#### [Material]
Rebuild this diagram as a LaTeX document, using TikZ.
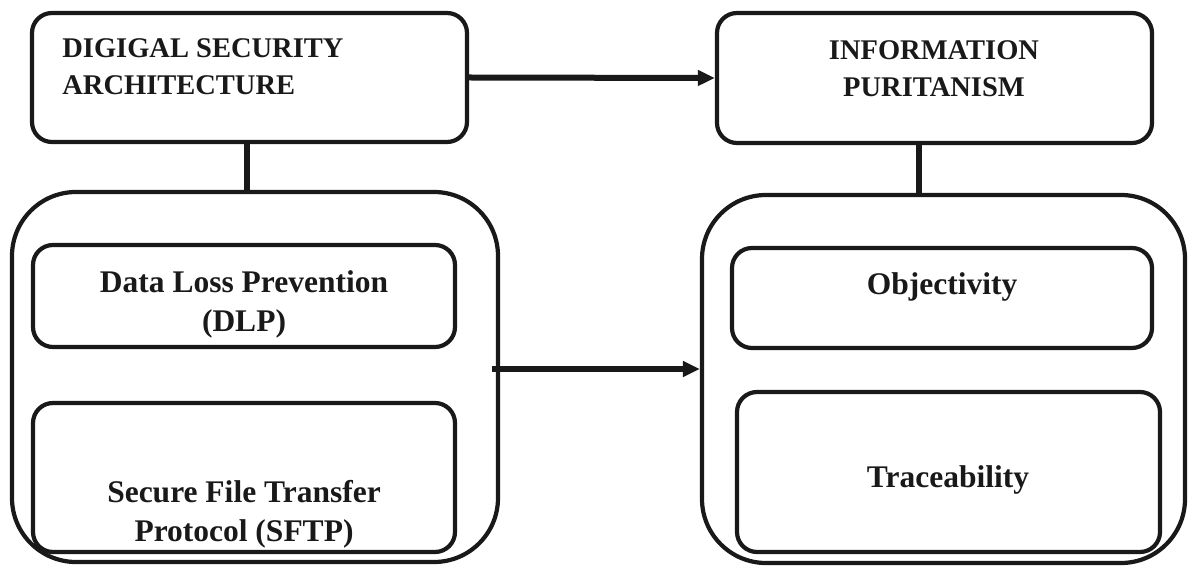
\documentclass[tikz,border=0pt]{standalone}
\usepackage{fontspec}
\setmainfont{Liberation Serif}
\usetikzlibrary{arrows.meta}
\begin{document}
\begin{tikzpicture}[x=0.5pt,y=-0.5pt,
  box/.style={draw=black!90, line width=2.1pt, rounded corners=10pt, inner sep=0, anchor=center},
  cont/.style={box, rounded corners=32pt},
  ttl/.style={font=\fontsize{14.25}{18.5}\selectfont\bfseries, inner sep=0, text=black!90},
  lbl/.style={font=\fontsize{15.75}{19.5}\selectfont\bfseries, inner sep=0, align=center, anchor=north, text=black!90},
  conn/.style={line width=3pt, draw=black!90},
  arr/.style={conn, -{Triangle[length=8.5pt,width=7.5pt]}}]
\useasboundingbox (0,0) rectangle (1188,566);
% boxes
\node[box, minimum width=217.5pt, minimum height=64.5pt] (tl) at (249.5,77.5) {};
\node[box, minimum width=217.5pt, minimum height=65pt] (tr) at (934.5,78) {};
\node[cont, minimum width=243pt, minimum height=185pt] (lc) at (255,377) {};
\node[cont, minimum width=241.5pt, minimum height=184pt] (rc) at (943.5,379) {};
\node[box, minimum width=211pt, minimum height=51pt] (dlp) at (244,296) {};
\node[box, minimum width=211pt, minimum height=74.5pt] (sftp) at (244,477.5) {};
\node[box, minimum width=210pt, minimum height=50pt] (obj) at (942,298) {};
\node[box, minimum width=211.5pt, minimum height=80pt] (trc) at (948.5,472) {};
% texts
\node[ttl, anchor=north west, align=left] (tlt) at (62,38) {DIGIGAL SECURITY\\ARCHITECTURE};
\node[ttl, anchor=north, align=center] (trt) at (934,40) {INFORMATION\\PURITANISM};
\node[lbl] (dlpt) at (244,270) {Data Loss Prevention\\(DLP)};
\node[lbl] (sftpt) at (244,480) {Secure File Transfer\\Protocol (SFTP)};
\node[lbl] (objt) at (942,272) {Objectivity};
\node[lbl] (trct) at (948,465) {Traceability};
% connectors
\coordinate (c1) at (247,0);
\draw[conn] (c1 |- tl.south) -- (c1 |- lc.north);
\coordinate (c2) at (919,0);
\draw[conn] (c2 |- tr.south) -- (c2 |- rc.north);
\draw[arr] (tl.east) -- (tr.west);
\coordinate (m1) at (492,369);
\draw[arr] (m1) -- (m1 -| rc.west);
\end{tikzpicture}
\end{document}
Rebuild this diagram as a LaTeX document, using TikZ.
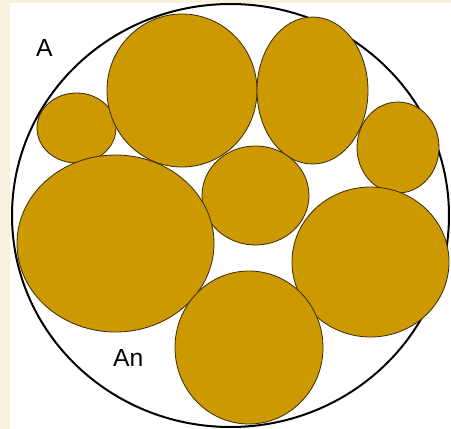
\documentclass[tikz,border=0pt]{standalone}
\usepackage{fontspec}
\setmainfont{Liberation Sans}
\definecolor{cream}{RGB}{250,240,220}
\definecolor{grainfill}{RGB}{204,153,0}
\definecolor{grainrim}{RGB}{60,40,10}
\begin{document}
\begin{tikzpicture}[
            x=1pt,y=-1pt,
            grain/.style={fill=grainfill,draw=grainrim,line width=0.8pt},
            every node/.style={
                inner sep=0pt,anchor=base west,
                font=\fontsize{24.7}{30}\selectfont
            }
        ]
    % Background
        \useasboundingbox (0,0) rectangle (451,429);
        \fill[cream] (0,0) rectangle (451,429);
        \fill[white] (10,3) rectangle (451,429);
    % Outer section
        \draw[line width=2pt] (230.5,215.5) ellipse [x radius=218.5,y radius=211.5];
    % Grains
    \foreach\cx/\cy/\rx/\ry in {76.5/128/39.5/35, 182/90.5/75/76.5, 312.5/90.5/55.5/73.5,
        398/147.5/41/45.5, 255.5/195.5/53.5/49.5, 115.5/243.5/98.5/88.5,
        370.5/262/78.5/75, 249/347.5/74/76.5}{
        \draw[grain] (\cx,\cy) ellipse [x radius=\rx,y radius=\ry];
    }
    % Labels
        \node (areaA) at (36,56) {A};
        \node (areaAn) at (113,366) {An};
    \end{tikzpicture}
\end{document}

#### [Task details]
Nothing but the pictures may be dropped; output the records above exactly.

#### [Answer below]
Rebuild this diagram as a LaTeX document, using TikZ.
\documentclass[tikz,border=0pt]{standalone}
\usepackage{fontspec}
\setmainfont{Liberation Serif}
\usetikzlibrary{arrows.meta}
\begin{document}
\begin{tikzpicture}[x=0.5pt,y=-0.5pt,
  box/.style={draw=black!90, line width=2.1pt, rounded corners=10pt, inner sep=0, anchor=center},
  cont/.style={box, rounded corners=32pt},
  ttl/.style={font=\fontsize{14.25}{18.5}\selectfont\bfseries, inner sep=0, text=black!90},
  lbl/.style={font=\fontsize{15.75}{19.5}\selectfont\bfseries, inner sep=0, align=center, anchor=north, text=black!90},
  conn/.style={line width=3pt, draw=black!90},
  arr/.style={conn, -{Triangle[length=8.5pt,width=7.5pt]}}]
\useasboundingbox (0,0) rectangle (1188,566);
% boxes
\node[box, minimum width=217.5pt, minimum height=64.5pt] (tl) at (249.5,77.5) {};
\node[box, minimum width=217.5pt, minimum height=65pt] (tr) at (934.5,78) {};
\node[cont, minimum width=243pt, minimum height=185pt] (lc) at (255,377) {};
\node[cont, minimum width=241.5pt, minimum height=184pt] (rc) at (943.5,379) {};
\node[box, minimum width=211pt, minimum height=51pt] (dlp) at (244,296) {};
\node[box, minimum width=211pt, minimum height=74.5pt] (sftp) at (244,477.5) {};
\node[box, minimum width=210pt, minimum height=50pt] (obj) at (942,298) {};
\node[box, minimum width=211.5pt, minimum height=80pt] (trc) at (948.5,472) {};
% texts
\node[ttl, anchor=north west, align=left] (tlt) at (62,38) {DIGIGAL SECURITY\\ARCHITECTURE};
\node[ttl, anchor=north, align=center] (trt) at (934,40) {INFORMATION\\PURITANISM};
\node[lbl] (dlpt) at (244,270) {Data Loss Prevention\\(DLP)};
\node[lbl] (sftpt) at (244,480) {Secure File Transfer\\Protocol (SFTP)};
\node[lbl] (objt) at (942,272) {Objectivity};
\node[lbl] (trct) at (948,465) {Traceability};
% connectors
\coordinate (c1) at (247,0);
\draw[conn] (c1 |- tl.south) -- (c1 |- lc.north);
\coordinate (c2) at (919,0);
\draw[conn] (c2 |- tr.south) -- (c2 |- rc.north);
\draw[arr] (tl.east) -- (tr.west);
\coordinate (m1) at (492,369);
\draw[arr] (m1) -- (m1 -| rc.west);
\end{tikzpicture}
\end{document}
Rebuild this diagram as a LaTeX document, using TikZ.
\documentclass[tikz,border=0pt]{standalone}
\usepackage{fontspec}
\setmainfont{Liberation Sans}
\definecolor{cream}{RGB}{250,240,220}
\definecolor{grainfill}{RGB}{204,153,0}
\definecolor{grainrim}{RGB}{60,40,10}
\begin{document}
\begin{tikzpicture}[
            x=1pt,y=-1pt,
            grain/.style={fill=grainfill,draw=grainrim,line width=0.8pt},
            every node/.style={
                inner sep=0pt,anchor=base west,
                font=\fontsize{24.7}{30}\selectfont
            }
        ]
    % Background
        \useasboundingbox (0,0) rectangle (451,429);
        \fill[cream] (0,0) rectangle (451,429);
        \fill[white] (10,3) rectangle (451,429);
    % Outer section
        \draw[line width=2pt] (230.5,215.5) ellipse [x radius=218.5,y radius=211.5];
    % Grains
    \foreach\cx/\cy/\rx/\ry in {76.5/128/39.5/35, 182/90.5/75/76.5, 312.5/90.5/55.5/73.5,
        398/147.5/41/45.5, 255.5/195.5/53.5/49.5, 115.5/243.5/98.5/88.5,
        370.5/262/78.5/75, 249/347.5/74/76.5}{
        \draw[grain] (\cx,\cy) ellipse [x radius=\rx,y radius=\ry];
    }
    % Labels
        \node (areaA) at (36,56) {A};
        \node (areaAn) at (113,366) {An};
    \end{tikzpicture}
\end{document}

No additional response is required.